The B.C. Centre's new study, analysing publicly available documents, said 73 per cent, or $271 million, of the $368 million spent by Ottawa in 2004-05 went towards enforcement measures such as border control, RCMP investigations and federal prosecution expenses.

Of the remaining $97 million, $51 million went to treatment, $26 million was spent on "co-ordination and research," $10 million went to prevention programs, and $10 million was devoted to harm reduction.

The study says the proportion of federal spending on enforcement has dropped from 95 per cent in 2001 to the most recent figure, 73 per cent, after the former Liberal government responding to criticism from the federal auditor-general and other critics that Canada's drug strategy was unco-ordinated and ineffective began emphasizing alternative anti-drug strategies such as harm reduction.

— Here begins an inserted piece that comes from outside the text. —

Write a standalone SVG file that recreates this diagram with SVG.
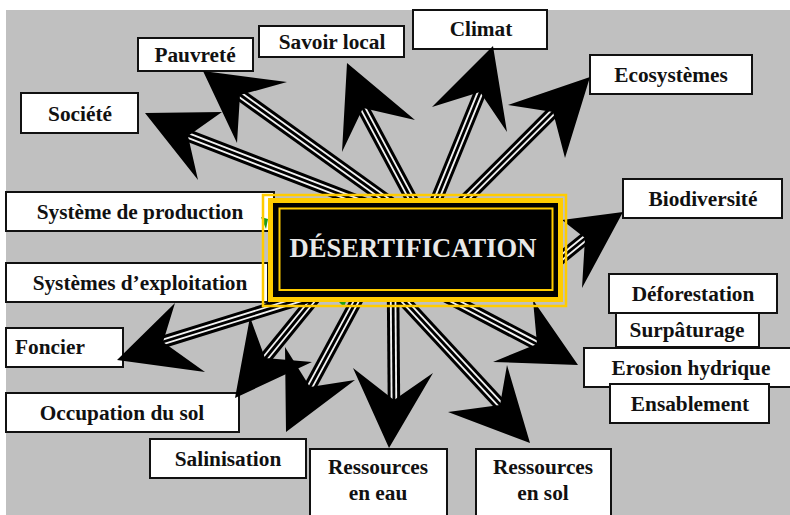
<svg xmlns="http://www.w3.org/2000/svg" width="790" height="515" viewBox="0 0 790 515">
  <style>
    .box { fill: #ffffff; stroke: #111111; stroke-width: 2; }
    .lbl { font-family: "Liberation Serif", "Times New Roman", serif; font-weight: bold; font-size: 21.3px; fill: #111111; text-anchor: middle; }
    .s1 { stroke: #000000; stroke-width: 12.5; fill: none; }
    .s2 { stroke: #f2f2f2; stroke-width: 6.5; fill: none; }
    .s3 { stroke: #000000; stroke-width: 2.8; fill: none; }
    .head { fill: #000000; }
    .mark { fill: #1f9a1f; }
    .gold { fill: none; stroke: #ffcc00; }
  </style>

  <!-- backdrop -->
  <rect x="0" y="0" width="790" height="515" fill="#ffffff"/>
  <rect x="6" y="10" width="784" height="505" fill="#c0c0c0"/>

  <!-- outer nodes -->
  <g id="node-societe"><rect class="box" x="21" y="93" width="117" height="40"/><text class="lbl" x="80" y="121">Société</text></g>
  <g id="node-pauvrete"><rect class="box" x="138" y="38" width="115" height="33"/><text class="lbl" x="195" y="62">Pauvreté</text></g>
  <g id="node-savoir-local"><rect class="box" x="259" y="26" width="145" height="31"/><text class="lbl" x="332" y="49">Savoir local</text></g>
  <g id="node-climat"><rect class="box" x="413" y="10" width="134" height="39"/><text class="lbl" x="481" y="36">Climat</text></g>
  <g id="node-ecosystemes"><rect class="box" x="590" y="55" width="162" height="39"/><text class="lbl" x="671" y="82">Ecosystèmes</text></g>
  <g id="node-biodiversite"><rect class="box" x="623" y="179" width="159" height="39"/><text class="lbl" x="703" y="206">Biodiversité</text></g>
  <g id="node-deforestation"><rect class="box" x="609" y="274" width="168" height="39"/><text class="lbl" x="693" y="301">Déforestation</text></g>
  <g id="node-surpaturage"><rect class="box" x="616" y="313" width="143" height="34"/><text class="lbl" x="687" y="337">Surpâturage</text></g>
  <g id="node-erosion-hydrique"><rect class="box" x="584" y="348" width="216" height="39"/><text class="lbl" x="691" y="375">Erosion hydrique</text></g>
  <g id="node-ensablement"><rect class="box" x="610" y="384" width="159" height="39"/><text class="lbl" x="690" y="411">Ensablement</text></g>
  <g id="node-ressources-sol"><rect class="box" x="476" y="449" width="135" height="75"/><text class="lbl" x="543" y="474">Ressources</text><text class="lbl" x="543" y="500">en sol</text></g>
  <g id="node-ressources-eau"><rect class="box" x="310" y="449" width="137" height="75"/><text class="lbl" x="378" y="474">Ressources</text><text class="lbl" x="378" y="500">en eau</text></g>
  <g id="node-salinisation"><rect class="box" x="150" y="439" width="156" height="39"/><text class="lbl" x="228" y="466">Salinisation</text></g>
  <g id="node-occupation-sol"><rect class="box" x="6" y="393" width="233" height="39"/><text class="lbl" x="122" y="420">Occupation du sol</text></g>
  <g id="node-foncier"><rect class="box" x="6" y="328" width="117" height="39"/><text class="lbl" x="50" y="354">Foncier</text></g>
  <g id="node-systemes-exploitation"><rect class="box" x="6" y="263" width="262" height="39"/><text class="lbl" x="140" y="290">Systèmes d’exploitation</text></g>
  <g id="node-systeme-production"><rect class="box" x="6" y="192" width="268" height="39"/><text class="lbl" x="140" y="219">Système de production</text></g>

  <!-- connectors: striped shafts and notched heads -->
  <g id="connectors">
    <g id="to-societe">
      <line class="s1" x1="420" y1="225" x2="179" y2="132"/><line class="s2" x1="420" y1="225" x2="179" y2="132"/><line class="s3" x1="420" y1="225" x2="179" y2="132"/>
      <polygon class="head" points="145,113 222,112 188,136 198,180"/>
    </g>
    <g id="to-pauvrete">
      <line class="s1" x1="420" y1="224" x2="232" y2="89"/><line class="s2" x1="420" y1="224" x2="232" y2="89"/><line class="s3" x1="420" y1="224" x2="232" y2="89"/>
      <polygon class="head" points="203,71 287,82 240,95 237,143"/>
    </g>
    <g id="to-savoir-local">
      <line class="s1" x1="428" y1="230" x2="358" y2="99"/><line class="s2" x1="428" y1="230" x2="358" y2="99"/><line class="s3" x1="428" y1="230" x2="358" y2="99"/>
      <polygon class="head" points="347,63 415,120 363,108 342,152"/>
    </g>
    <g id="to-climat">
      <line class="s1" x1="424" y1="230" x2="484" y2="83"/><line class="s2" x1="424" y1="230" x2="484" y2="83"/><line class="s3" x1="424" y1="230" x2="484" y2="83"/>
      <polygon class="head" points="493,46 507,132 480,92 432,107"/>
    </g>
    <g id="to-ecosystemes">
      <line class="s1" x1="435" y1="230" x2="560" y2="105"/><line class="s2" x1="435" y1="230" x2="560" y2="105"/><line class="s3" x1="435" y1="230" x2="560" y2="105"/>
      <polygon class="head" points="590,77 565,158 553,112 508,105"/>
    </g>
    <g id="to-biodiversite">
      <line class="s1" x1="540" y1="275" x2="593" y2="232"/><line class="s2" x1="540" y1="275" x2="593" y2="232"/><line class="s3" x1="540" y1="275" x2="593" y2="232"/>
      <polygon class="head" points="623,212 582,288 585,238 562,220"/>
    </g>
    <g id="to-erosion-hydrique">
      <line class="s1" x1="430" y1="288" x2="546" y2="349"/><line class="s2" x1="430" y1="288" x2="546" y2="349"/><line class="s3" x1="430" y1="288" x2="546" y2="349"/>
      <polygon class="head" points="578,365 493,362 537,344 533,300"/>
    </g>
    <g id="to-ressources-sol">
      <line class="s1" x1="395" y1="291" x2="507" y2="412"/><line class="s2" x1="395" y1="291" x2="507" y2="412"/><line class="s3" x1="395" y1="291" x2="507" y2="412"/>
      <polygon class="head" points="530,443 448,412 500,405 507,365"/>
    </g>
    <g id="to-ressources-eau">
      <line class="s1" x1="393" y1="285" x2="394" y2="410"/><line class="s2" x1="393" y1="285" x2="394" y2="410"/><line class="s3" x1="393" y1="285" x2="394" y2="410"/>
      <polygon class="head" points="389,448 353,368 394,400 433,373"/>
    </g>
    <g id="to-salinisation">
      <line class="s1" x1="365" y1="285" x2="305" y2="396"/><line class="s2" x1="365" y1="285" x2="305" y2="396"/><line class="s3" x1="365" y1="285" x2="305" y2="396"/>
      <polygon class="head" points="286,432 285,347 310,387 355,380"/>
    </g>
    <g id="to-occupation-sol">
      <line class="s1" x1="325" y1="285" x2="259" y2="366"/><line class="s2" x1="325" y1="285" x2="259" y2="366"/><line class="s3" x1="325" y1="285" x2="259" y2="366"/>
      <polygon class="head" points="235,398 250,317 265,358 312,362"/>
    </g>
    <g id="to-foncier">
      <line class="s1" x1="320" y1="293" x2="153" y2="345"/><line class="s2" x1="320" y1="293" x2="153" y2="345"/><line class="s3" x1="320" y1="293" x2="153" y2="345"/>
      <polygon class="head" points="117,360 175,303 163,342 205,372"/>
    </g>
    <polygon class="mark" points="261,217 268,219 266,229"/>
    <polygon class="mark" points="338,301 347,299 344,307"/>
  </g>

  <!-- central node -->
  <g id="node-desertification">
    <rect class="gold" x="263" y="195" width="303" height="111" stroke-width="2.5"/>
    <rect class="gold" x="270.5" y="200.5" width="290" height="99" stroke-width="5"/>
    <rect x="273" y="203" width="285" height="94" fill="#000000"/>
    <rect class="gold" x="279.5" y="208.5" width="273" height="81.5" stroke-width="2"/>
    <text x="413" y="257" font-family="'Liberation Serif', 'Times New Roman', serif" font-weight="bold" font-size="26.6" fill="#e8e8e8" text-anchor="middle">DÉSERTIFICATION</text>
  </g>
</svg>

The authors, who object to Ottawa's plans to develop a new national drug strategy with greater focus on enforcement, say Ottawa is putting extraordinary demands on Insite to prove its positive impact. This pressure continues even though preliminary research indicates the Vancouver facility results in more addicts seeking treatment and fewer sharing needles.

Meanwhile, numerous studies have already shown that get-tough enforcement measures, as well as police-run education programs, aren't effective despite generous federal funding, the authors argue.

For instance, more intense enforcement measures push drug users outside urban centres, where they have less access to needle exchanges and treatment, and cause more violence, property crime, and high-risk injecting behaviour, according to the study.

"The proposed Americanization of the drug strategy, towards entrenching a heavy-handed approach that relies on law enforcement, will be a disaster," says report co-author Dr. Thomas Kerr in a statement.

"It is as if the federal government is willing to ignore a mountain of science to pursue an ideological agenda."